*REQUEST:* Among the entries below, copy only the span from the line containing "Rebuild this chart" through the line containing "from matplotlib.lines import Line2D". Do so exactly, and skip the pictures.

*DATA RECORDS:*
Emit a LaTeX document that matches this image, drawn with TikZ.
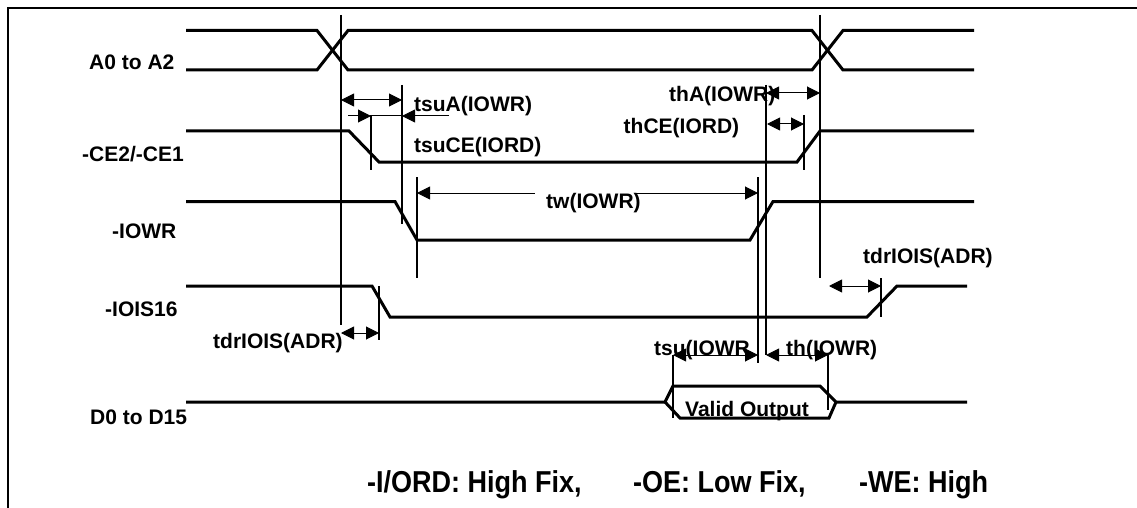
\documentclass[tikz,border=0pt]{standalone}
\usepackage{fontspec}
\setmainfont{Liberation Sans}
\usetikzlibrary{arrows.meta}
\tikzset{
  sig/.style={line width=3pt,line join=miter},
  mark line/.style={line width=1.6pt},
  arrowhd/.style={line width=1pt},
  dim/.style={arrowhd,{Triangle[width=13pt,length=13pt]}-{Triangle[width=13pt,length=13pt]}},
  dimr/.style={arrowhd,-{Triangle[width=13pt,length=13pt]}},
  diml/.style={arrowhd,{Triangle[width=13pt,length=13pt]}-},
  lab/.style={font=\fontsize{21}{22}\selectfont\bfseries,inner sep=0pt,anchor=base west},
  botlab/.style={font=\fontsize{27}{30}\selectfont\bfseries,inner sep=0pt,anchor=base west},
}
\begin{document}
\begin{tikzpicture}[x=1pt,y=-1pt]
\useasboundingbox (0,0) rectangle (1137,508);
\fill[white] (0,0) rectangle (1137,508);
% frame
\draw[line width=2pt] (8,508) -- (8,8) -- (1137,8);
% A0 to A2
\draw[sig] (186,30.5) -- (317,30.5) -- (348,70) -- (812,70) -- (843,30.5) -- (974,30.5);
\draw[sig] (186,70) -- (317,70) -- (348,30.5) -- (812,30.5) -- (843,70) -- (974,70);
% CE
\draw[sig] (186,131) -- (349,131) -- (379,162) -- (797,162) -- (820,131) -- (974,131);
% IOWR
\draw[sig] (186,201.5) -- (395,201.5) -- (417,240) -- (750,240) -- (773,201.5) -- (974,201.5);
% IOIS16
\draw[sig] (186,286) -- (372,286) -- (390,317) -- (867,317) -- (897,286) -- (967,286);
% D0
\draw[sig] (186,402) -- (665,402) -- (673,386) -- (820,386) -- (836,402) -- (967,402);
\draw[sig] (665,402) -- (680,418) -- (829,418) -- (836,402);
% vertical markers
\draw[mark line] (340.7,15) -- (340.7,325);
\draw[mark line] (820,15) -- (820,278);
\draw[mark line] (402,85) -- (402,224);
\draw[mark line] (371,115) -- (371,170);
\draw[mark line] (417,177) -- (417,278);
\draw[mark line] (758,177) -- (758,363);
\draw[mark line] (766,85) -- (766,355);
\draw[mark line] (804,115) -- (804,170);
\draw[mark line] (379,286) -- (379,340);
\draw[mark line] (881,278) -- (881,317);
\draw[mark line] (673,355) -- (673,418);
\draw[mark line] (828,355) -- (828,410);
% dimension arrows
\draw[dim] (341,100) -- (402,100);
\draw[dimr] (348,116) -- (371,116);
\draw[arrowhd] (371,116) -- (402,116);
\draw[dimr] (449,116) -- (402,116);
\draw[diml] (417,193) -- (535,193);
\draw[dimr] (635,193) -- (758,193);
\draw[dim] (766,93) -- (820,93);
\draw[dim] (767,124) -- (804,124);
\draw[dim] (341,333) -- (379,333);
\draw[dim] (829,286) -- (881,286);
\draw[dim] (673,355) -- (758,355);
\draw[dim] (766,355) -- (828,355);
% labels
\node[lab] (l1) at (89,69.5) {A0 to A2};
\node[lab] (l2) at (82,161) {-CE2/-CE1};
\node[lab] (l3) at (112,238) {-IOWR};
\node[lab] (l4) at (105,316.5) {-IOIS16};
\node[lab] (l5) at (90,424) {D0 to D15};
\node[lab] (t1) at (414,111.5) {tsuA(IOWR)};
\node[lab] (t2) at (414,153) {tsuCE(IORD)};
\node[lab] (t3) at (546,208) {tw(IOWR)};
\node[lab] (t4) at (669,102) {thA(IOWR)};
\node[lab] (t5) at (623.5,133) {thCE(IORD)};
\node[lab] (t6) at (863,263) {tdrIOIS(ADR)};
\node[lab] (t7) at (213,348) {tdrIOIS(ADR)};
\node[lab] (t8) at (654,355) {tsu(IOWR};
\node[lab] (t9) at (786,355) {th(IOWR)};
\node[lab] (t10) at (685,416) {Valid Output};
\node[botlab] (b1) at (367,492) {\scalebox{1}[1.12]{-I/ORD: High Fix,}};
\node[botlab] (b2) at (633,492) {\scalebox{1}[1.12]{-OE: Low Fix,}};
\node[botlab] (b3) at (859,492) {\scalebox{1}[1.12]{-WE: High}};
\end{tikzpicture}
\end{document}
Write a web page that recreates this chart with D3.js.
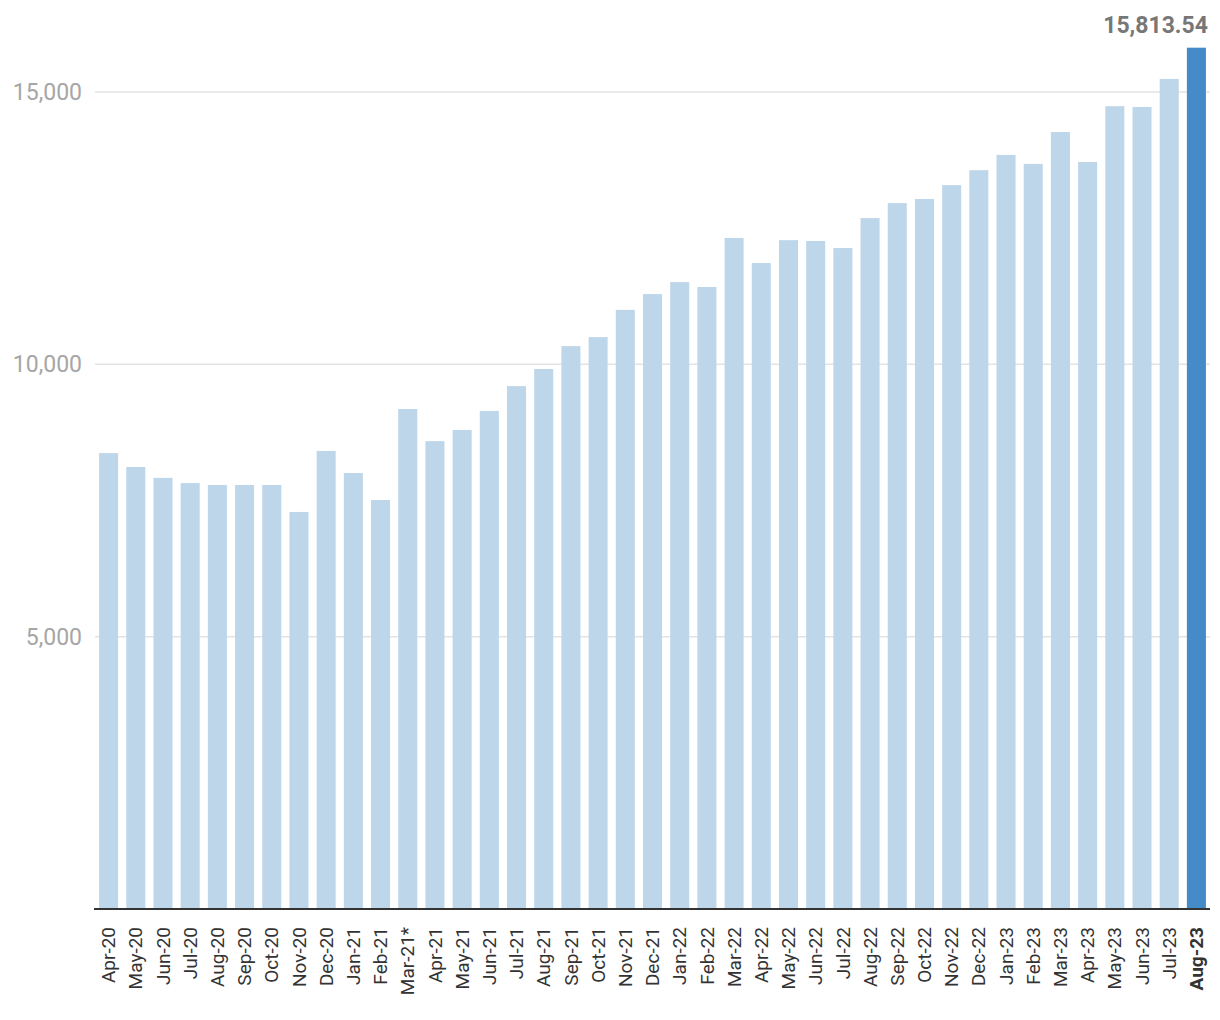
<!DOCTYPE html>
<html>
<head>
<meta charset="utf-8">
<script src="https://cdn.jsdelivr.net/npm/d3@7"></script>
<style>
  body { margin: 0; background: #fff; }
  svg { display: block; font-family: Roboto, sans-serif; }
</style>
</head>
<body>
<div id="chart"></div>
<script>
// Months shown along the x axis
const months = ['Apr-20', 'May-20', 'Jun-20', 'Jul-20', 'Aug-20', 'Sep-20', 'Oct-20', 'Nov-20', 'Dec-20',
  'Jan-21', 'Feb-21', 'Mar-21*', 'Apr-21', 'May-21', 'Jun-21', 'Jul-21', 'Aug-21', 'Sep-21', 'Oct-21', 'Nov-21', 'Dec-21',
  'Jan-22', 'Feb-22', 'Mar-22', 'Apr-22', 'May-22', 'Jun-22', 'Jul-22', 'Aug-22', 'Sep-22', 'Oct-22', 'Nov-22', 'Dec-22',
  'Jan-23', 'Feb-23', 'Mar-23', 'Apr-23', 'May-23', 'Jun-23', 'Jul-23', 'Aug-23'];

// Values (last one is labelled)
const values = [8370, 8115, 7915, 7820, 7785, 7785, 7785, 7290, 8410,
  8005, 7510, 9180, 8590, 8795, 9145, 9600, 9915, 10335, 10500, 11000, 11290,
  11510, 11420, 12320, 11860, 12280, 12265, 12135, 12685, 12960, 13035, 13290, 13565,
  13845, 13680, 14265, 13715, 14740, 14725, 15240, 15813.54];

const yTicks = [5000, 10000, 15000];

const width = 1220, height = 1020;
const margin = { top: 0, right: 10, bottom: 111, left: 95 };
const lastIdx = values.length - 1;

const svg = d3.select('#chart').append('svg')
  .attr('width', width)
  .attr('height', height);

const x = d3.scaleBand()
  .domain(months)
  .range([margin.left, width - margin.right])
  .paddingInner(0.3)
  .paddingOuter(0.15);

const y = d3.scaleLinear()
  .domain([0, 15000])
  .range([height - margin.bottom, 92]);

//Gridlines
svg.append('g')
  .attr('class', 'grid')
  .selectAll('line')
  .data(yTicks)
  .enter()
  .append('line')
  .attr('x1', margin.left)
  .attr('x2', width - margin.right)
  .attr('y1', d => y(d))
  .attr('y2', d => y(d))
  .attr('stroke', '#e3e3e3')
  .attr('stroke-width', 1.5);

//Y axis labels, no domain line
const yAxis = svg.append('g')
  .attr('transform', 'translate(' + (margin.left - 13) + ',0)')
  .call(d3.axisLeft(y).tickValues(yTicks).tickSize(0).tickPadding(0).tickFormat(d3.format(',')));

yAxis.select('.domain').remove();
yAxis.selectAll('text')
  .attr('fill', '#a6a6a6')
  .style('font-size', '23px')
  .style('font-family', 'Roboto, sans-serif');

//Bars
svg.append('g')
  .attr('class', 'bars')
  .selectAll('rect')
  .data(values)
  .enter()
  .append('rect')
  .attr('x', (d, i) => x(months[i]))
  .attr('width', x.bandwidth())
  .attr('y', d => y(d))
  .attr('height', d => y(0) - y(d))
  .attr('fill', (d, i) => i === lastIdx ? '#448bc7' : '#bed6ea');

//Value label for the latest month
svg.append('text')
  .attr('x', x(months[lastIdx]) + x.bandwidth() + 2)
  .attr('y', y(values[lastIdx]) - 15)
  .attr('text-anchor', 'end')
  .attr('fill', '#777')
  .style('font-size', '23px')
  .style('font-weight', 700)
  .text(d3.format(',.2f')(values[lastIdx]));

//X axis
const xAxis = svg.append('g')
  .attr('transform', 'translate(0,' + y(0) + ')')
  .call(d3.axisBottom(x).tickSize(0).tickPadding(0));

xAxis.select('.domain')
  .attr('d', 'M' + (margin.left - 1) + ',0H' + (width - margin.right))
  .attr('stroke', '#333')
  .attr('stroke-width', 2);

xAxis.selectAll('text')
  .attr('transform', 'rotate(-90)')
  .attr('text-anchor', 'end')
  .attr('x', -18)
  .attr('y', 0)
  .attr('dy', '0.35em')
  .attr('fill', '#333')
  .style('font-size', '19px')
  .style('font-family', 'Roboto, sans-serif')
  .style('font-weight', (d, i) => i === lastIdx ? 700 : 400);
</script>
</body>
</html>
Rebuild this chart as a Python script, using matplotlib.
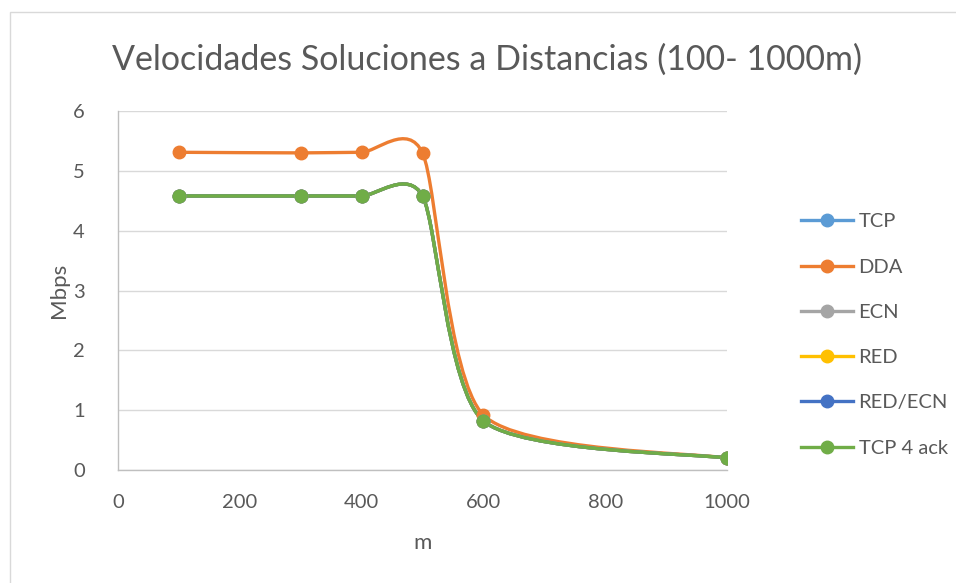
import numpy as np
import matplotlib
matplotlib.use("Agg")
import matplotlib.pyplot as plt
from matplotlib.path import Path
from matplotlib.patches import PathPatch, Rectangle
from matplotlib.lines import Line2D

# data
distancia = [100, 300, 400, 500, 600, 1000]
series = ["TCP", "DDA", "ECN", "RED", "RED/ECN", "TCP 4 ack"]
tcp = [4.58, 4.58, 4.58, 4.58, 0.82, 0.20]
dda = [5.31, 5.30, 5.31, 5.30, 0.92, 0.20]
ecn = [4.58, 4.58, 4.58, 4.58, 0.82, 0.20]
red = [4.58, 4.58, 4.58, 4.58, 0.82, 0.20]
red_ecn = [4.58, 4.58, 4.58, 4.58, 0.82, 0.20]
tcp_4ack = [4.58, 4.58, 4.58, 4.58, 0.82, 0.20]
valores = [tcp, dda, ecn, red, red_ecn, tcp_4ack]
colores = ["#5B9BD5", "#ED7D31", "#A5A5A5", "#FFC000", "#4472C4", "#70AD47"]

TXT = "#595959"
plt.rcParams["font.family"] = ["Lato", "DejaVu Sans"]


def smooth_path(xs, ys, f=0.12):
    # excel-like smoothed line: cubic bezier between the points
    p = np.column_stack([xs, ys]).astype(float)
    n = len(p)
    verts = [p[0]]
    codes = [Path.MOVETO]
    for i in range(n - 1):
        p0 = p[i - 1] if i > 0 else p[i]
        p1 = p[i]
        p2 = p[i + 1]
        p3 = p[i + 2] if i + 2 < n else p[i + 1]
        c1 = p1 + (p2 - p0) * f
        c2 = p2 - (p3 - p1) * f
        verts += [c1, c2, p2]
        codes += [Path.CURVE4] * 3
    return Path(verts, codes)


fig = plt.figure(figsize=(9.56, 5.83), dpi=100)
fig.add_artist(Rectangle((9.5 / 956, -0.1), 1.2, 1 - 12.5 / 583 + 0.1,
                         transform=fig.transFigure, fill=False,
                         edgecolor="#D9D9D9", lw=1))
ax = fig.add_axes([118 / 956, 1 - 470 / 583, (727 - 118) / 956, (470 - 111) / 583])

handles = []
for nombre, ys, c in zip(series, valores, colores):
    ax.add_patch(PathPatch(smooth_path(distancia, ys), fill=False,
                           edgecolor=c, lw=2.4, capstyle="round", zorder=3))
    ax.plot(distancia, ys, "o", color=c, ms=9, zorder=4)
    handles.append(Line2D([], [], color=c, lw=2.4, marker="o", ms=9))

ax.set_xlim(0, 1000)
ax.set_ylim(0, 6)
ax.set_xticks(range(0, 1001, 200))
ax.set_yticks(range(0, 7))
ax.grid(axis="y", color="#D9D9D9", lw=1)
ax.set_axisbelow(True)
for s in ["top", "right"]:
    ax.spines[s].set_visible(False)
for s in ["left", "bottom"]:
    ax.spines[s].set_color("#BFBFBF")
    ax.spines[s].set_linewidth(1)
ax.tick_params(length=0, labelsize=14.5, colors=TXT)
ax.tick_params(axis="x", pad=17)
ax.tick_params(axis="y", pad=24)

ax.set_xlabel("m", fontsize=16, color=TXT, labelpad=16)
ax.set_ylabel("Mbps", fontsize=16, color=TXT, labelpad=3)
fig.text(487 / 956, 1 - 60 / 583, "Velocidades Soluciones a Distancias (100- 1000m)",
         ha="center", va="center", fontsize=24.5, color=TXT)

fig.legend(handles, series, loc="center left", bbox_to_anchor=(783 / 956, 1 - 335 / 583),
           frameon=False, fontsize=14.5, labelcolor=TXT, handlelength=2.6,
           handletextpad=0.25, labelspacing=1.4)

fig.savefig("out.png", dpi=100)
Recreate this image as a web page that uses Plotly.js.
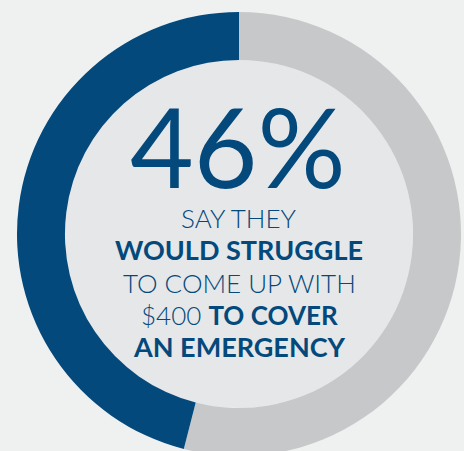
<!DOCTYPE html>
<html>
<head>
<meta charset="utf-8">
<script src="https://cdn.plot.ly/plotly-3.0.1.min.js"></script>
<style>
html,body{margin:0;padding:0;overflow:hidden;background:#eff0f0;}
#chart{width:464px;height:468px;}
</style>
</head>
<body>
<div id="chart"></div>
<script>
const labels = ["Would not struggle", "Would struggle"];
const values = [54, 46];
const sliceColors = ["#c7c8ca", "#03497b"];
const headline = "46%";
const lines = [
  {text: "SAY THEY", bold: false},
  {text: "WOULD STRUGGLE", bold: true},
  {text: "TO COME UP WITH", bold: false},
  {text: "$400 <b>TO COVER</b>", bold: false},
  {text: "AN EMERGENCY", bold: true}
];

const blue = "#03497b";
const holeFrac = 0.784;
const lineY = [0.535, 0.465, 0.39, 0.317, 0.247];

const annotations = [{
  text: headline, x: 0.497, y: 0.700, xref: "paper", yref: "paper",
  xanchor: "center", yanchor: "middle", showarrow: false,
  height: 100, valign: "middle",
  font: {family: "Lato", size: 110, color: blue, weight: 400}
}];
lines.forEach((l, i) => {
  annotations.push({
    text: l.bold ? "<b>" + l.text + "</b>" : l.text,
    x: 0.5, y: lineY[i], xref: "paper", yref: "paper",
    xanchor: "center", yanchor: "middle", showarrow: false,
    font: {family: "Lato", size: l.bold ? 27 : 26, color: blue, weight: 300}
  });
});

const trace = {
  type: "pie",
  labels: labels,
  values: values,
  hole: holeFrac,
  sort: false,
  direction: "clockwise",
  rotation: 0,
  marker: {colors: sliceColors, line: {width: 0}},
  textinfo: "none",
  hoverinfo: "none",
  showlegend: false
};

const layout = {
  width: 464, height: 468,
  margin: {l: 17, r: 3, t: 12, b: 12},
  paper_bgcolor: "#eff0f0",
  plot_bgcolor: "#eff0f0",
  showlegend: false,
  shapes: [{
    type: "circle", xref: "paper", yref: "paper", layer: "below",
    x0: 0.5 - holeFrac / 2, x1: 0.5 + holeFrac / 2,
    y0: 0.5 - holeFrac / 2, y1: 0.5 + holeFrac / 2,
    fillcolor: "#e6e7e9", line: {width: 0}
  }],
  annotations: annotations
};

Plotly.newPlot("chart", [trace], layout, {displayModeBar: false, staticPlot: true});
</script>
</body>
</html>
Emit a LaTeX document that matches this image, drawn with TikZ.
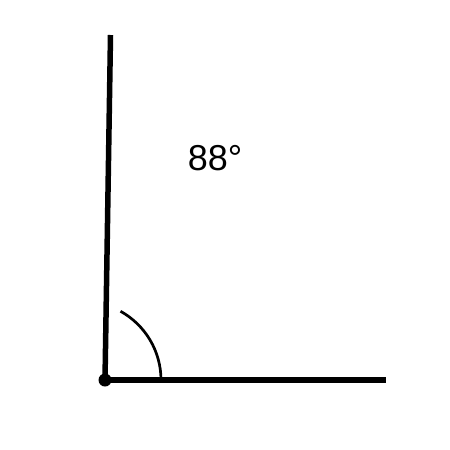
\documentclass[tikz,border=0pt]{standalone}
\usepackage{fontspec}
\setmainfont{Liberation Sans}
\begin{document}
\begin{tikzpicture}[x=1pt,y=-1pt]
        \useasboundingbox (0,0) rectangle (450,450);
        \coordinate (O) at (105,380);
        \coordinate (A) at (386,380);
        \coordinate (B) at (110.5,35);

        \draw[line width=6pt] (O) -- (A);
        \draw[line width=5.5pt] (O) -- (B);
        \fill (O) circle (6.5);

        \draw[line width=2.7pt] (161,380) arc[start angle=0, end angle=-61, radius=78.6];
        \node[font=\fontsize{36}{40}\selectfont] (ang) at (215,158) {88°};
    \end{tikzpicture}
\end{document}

*TASK OUTPUT:*
Rebuild this chart as a Python script, using matplotlib.
import numpy as np
import matplotlib
matplotlib.use("Agg")
import matplotlib.pyplot as plt
from matplotlib.path import Path
from matplotlib.patches import PathPatch, Rectangle
from matplotlib.lines import Line2D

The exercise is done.